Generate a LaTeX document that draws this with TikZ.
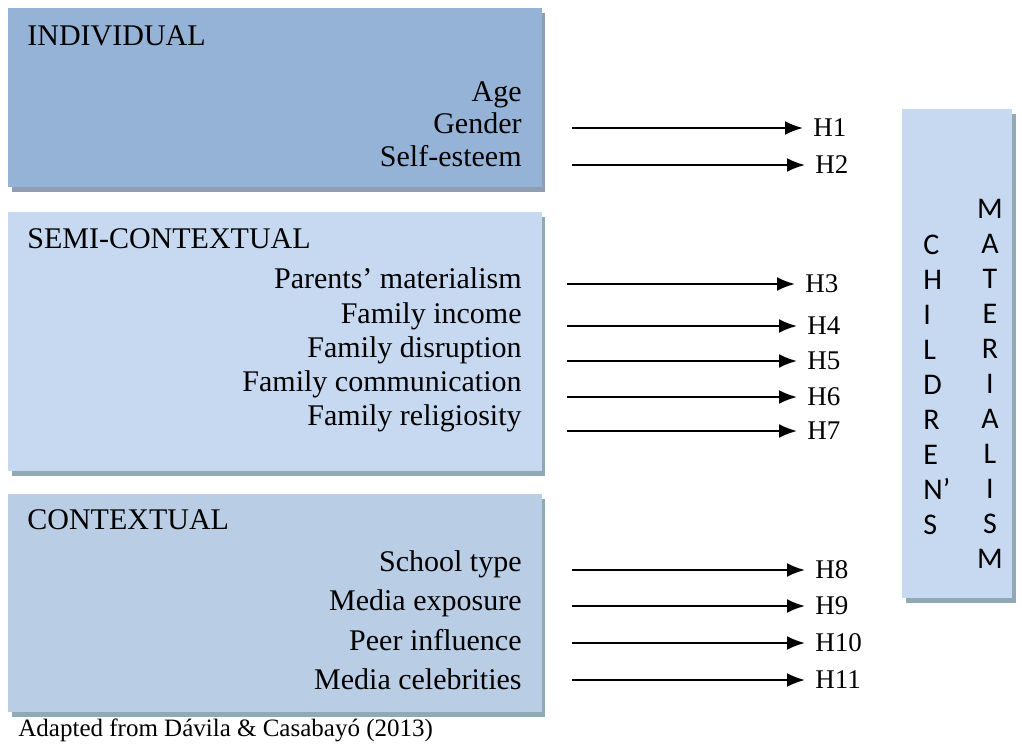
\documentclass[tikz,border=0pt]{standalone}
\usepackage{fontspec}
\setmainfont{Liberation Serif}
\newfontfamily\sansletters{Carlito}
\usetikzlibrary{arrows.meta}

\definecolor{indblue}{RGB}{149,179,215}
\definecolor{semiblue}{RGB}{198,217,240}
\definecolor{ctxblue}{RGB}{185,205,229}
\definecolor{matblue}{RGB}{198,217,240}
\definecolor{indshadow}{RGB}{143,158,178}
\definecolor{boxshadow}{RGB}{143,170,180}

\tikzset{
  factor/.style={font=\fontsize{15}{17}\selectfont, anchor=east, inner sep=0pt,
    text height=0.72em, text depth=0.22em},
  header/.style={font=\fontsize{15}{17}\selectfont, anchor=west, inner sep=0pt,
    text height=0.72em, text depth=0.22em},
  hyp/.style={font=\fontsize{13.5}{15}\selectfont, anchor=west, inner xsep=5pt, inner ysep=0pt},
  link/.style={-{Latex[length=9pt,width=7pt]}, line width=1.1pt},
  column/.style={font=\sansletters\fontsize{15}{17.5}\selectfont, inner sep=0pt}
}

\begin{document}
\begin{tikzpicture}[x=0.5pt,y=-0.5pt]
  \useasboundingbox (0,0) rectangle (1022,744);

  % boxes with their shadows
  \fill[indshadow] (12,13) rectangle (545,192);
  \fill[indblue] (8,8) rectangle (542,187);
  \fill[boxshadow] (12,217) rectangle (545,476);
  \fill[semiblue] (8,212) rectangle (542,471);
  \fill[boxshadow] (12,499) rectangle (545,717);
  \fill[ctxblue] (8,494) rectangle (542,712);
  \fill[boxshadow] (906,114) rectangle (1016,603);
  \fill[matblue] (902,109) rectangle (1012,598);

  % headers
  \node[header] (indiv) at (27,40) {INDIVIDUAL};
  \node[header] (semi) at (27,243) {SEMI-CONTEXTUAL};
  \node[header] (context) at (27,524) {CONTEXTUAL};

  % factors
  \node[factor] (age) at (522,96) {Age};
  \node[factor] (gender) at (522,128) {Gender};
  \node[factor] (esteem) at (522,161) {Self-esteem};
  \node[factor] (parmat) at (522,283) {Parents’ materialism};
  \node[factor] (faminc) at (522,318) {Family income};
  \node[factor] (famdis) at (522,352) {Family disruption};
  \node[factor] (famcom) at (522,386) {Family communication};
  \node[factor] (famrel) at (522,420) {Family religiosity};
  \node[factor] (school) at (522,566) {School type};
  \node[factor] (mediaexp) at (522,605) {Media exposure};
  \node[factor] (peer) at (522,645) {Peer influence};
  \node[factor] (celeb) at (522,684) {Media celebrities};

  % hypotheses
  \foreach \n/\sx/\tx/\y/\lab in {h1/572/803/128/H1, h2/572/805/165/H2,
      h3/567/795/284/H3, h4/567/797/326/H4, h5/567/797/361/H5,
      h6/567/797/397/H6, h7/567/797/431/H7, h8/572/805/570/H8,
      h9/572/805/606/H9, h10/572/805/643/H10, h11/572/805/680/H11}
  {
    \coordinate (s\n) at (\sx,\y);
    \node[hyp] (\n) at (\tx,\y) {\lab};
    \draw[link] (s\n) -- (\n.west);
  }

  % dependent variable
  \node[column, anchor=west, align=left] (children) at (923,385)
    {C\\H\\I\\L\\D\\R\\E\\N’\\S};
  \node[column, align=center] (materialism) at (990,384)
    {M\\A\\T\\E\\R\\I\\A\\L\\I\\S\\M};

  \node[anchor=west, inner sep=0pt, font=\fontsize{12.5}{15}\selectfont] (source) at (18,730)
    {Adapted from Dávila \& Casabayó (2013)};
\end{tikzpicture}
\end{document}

== == ==

§ What is needed: The listing above needs to be output again exactly. Don't include the pictures.

§ The solution:
Generate a LaTeX document that draws this with TikZ.
\documentclass[tikz,border=0pt]{standalone}
\usepackage{fontspec}
\setmainfont{Liberation Serif}
\newfontfamily\sansletters{Carlito}
\usetikzlibrary{arrows.meta}

\definecolor{indblue}{RGB}{149,179,215}
\definecolor{semiblue}{RGB}{198,217,240}
\definecolor{ctxblue}{RGB}{185,205,229}
\definecolor{matblue}{RGB}{198,217,240}
\definecolor{indshadow}{RGB}{143,158,178}
\definecolor{boxshadow}{RGB}{143,170,180}

\tikzset{
  factor/.style={font=\fontsize{15}{17}\selectfont, anchor=east, inner sep=0pt,
    text height=0.72em, text depth=0.22em},
  header/.style={font=\fontsize{15}{17}\selectfont, anchor=west, inner sep=0pt,
    text height=0.72em, text depth=0.22em},
  hyp/.style={font=\fontsize{13.5}{15}\selectfont, anchor=west, inner xsep=5pt, inner ysep=0pt},
  link/.style={-{Latex[length=9pt,width=7pt]}, line width=1.1pt},
  column/.style={font=\sansletters\fontsize{15}{17.5}\selectfont, inner sep=0pt}
}

\begin{document}
\begin{tikzpicture}[x=0.5pt,y=-0.5pt]
  \useasboundingbox (0,0) rectangle (1022,744);

  % boxes with their shadows
  \fill[indshadow] (12,13) rectangle (545,192);
  \fill[indblue] (8,8) rectangle (542,187);
  \fill[boxshadow] (12,217) rectangle (545,476);
  \fill[semiblue] (8,212) rectangle (542,471);
  \fill[boxshadow] (12,499) rectangle (545,717);
  \fill[ctxblue] (8,494) rectangle (542,712);
  \fill[boxshadow] (906,114) rectangle (1016,603);
  \fill[matblue] (902,109) rectangle (1012,598);

  % headers
  \node[header] (indiv) at (27,40) {INDIVIDUAL};
  \node[header] (semi) at (27,243) {SEMI-CONTEXTUAL};
  \node[header] (context) at (27,524) {CONTEXTUAL};

  % factors
  \node[factor] (age) at (522,96) {Age};
  \node[factor] (gender) at (522,128) {Gender};
  \node[factor] (esteem) at (522,161) {Self-esteem};
  \node[factor] (parmat) at (522,283) {Parents’ materialism};
  \node[factor] (faminc) at (522,318) {Family income};
  \node[factor] (famdis) at (522,352) {Family disruption};
  \node[factor] (famcom) at (522,386) {Family communication};
  \node[factor] (famrel) at (522,420) {Family religiosity};
  \node[factor] (school) at (522,566) {School type};
  \node[factor] (mediaexp) at (522,605) {Media exposure};
  \node[factor] (peer) at (522,645) {Peer influence};
  \node[factor] (celeb) at (522,684) {Media celebrities};

  % hypotheses
  \foreach \n/\sx/\tx/\y/\lab in {h1/572/803/128/H1, h2/572/805/165/H2,
      h3/567/795/284/H3, h4/567/797/326/H4, h5/567/797/361/H5,
      h6/567/797/397/H6, h7/567/797/431/H7, h8/572/805/570/H8,
      h9/572/805/606/H9, h10/572/805/643/H10, h11/572/805/680/H11}
  {
    \coordinate (s\n) at (\sx,\y);
    \node[hyp] (\n) at (\tx,\y) {\lab};
    \draw[link] (s\n) -- (\n.west);
  }

  % dependent variable
  \node[column, anchor=west, align=left] (children) at (923,385)
    {C\\H\\I\\L\\D\\R\\E\\N’\\S};
  \node[column, align=center] (materialism) at (990,384)
    {M\\A\\T\\E\\R\\I\\A\\L\\I\\S\\M};

  \node[anchor=west, inner sep=0pt, font=\fontsize{12.5}{15}\selectfont] (source) at (18,730)
    {Adapted from Dávila \& Casabayó (2013)};
\end{tikzpicture}
\end{document}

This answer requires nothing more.